Let $d$ be an invariant metric on $X$ that is compatible with the topology of $X$. Define $$ V_n = \left\{x : d(x,0) < 2^{-n}r \right\}, n = 0,1,... $$ where $r>0$ is so small that $V_0 \in V$. We will prove that some neighborhood $W$ of $0$ in $Y$ satisfies $$ W \subset \overline{\Lambda(V_1)} \subset \Lambda(V) $$ Since $V_2 - V_2 \subset V_1$ statement (b) of theorem 1.13 implies $$ \overline{\Lambda(V_2)} - \overline{\Lambda(V_2)} \subset \overline{\Lambda(V_1)} $$
I guess $V_2 - V_2 \subset V_1$ because if $x \in V_2 - V_2$ then there are $y,z \in V_2$ such that $$ x = y - z $$
And we have
$$ d(x,0) = d(y - z,0) < d(y,0) + d(-z,0) = d(y,0) + d(z,0) < (2^{-2} + 2^{-2})r = 2^{-1}r $$
right?
The rest of the construction to prove (ii) seems clear to me. Later to prove (iii) the following $f : X/N \to Y$ is defined
$$ f(x + N) = \Lambda x $$
why is such map an isomorphism? The remaining part to prove the homeomorphism seems clear.
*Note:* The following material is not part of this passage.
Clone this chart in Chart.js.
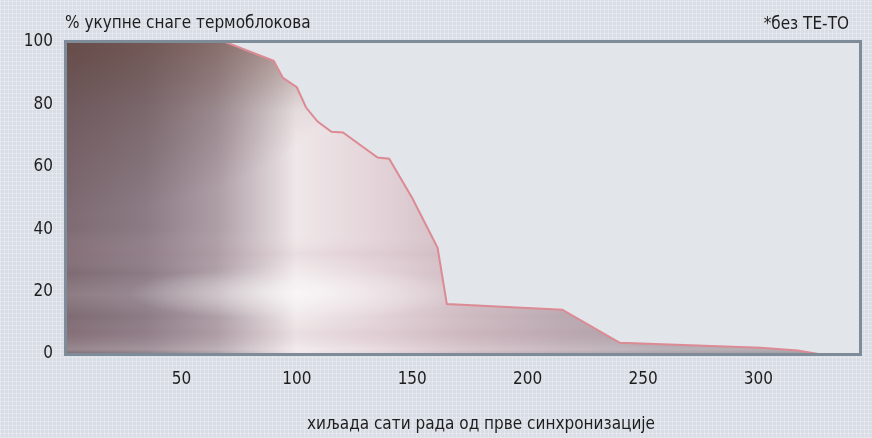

For the first question first recall that a subset $U$ of a topological space is open if and only if every $x\in U$ has a neighborhood $U_x$ contained in $U$ (Proof: $U=\bigcup_{x\in U}U_x^\circ$ is the union of open sets).
So back to the context of the open mapping theorem. For $x\in V$ you have to show that $\Lambda(V)$ contains a neighborhood of $\Lambda(x)$. Let $U$ be a neighborhood of $0$ in $X$ such that $x+U\subset V$. According to Rudin's proof, $\Lambda(U)$ contains a neighborhood $W$ of zero in $Y$. Then $\Lambda(x)+W$ is a neighborhood of $\Lambda(x)$ and $$ \Lambda(x)+W\subset \Lambda(x)+\Lambda(U)=\Lambda(x+U)\subset \Lambda(V). $$
The second part is ok (i don't see how you go from $d(y-z,0)$ to $d(y,0)+d(-z,0)$ without passing through $d(y,0)+d(z,0)$, but it is certainly correct).
The last part is standard. The map $f$ is surjective because $\Lambda$ is (see (i)) and injective because you factor out the kernel (if $\Lambda x=0$, then $x\in N$ and hence $x+N=0+N$).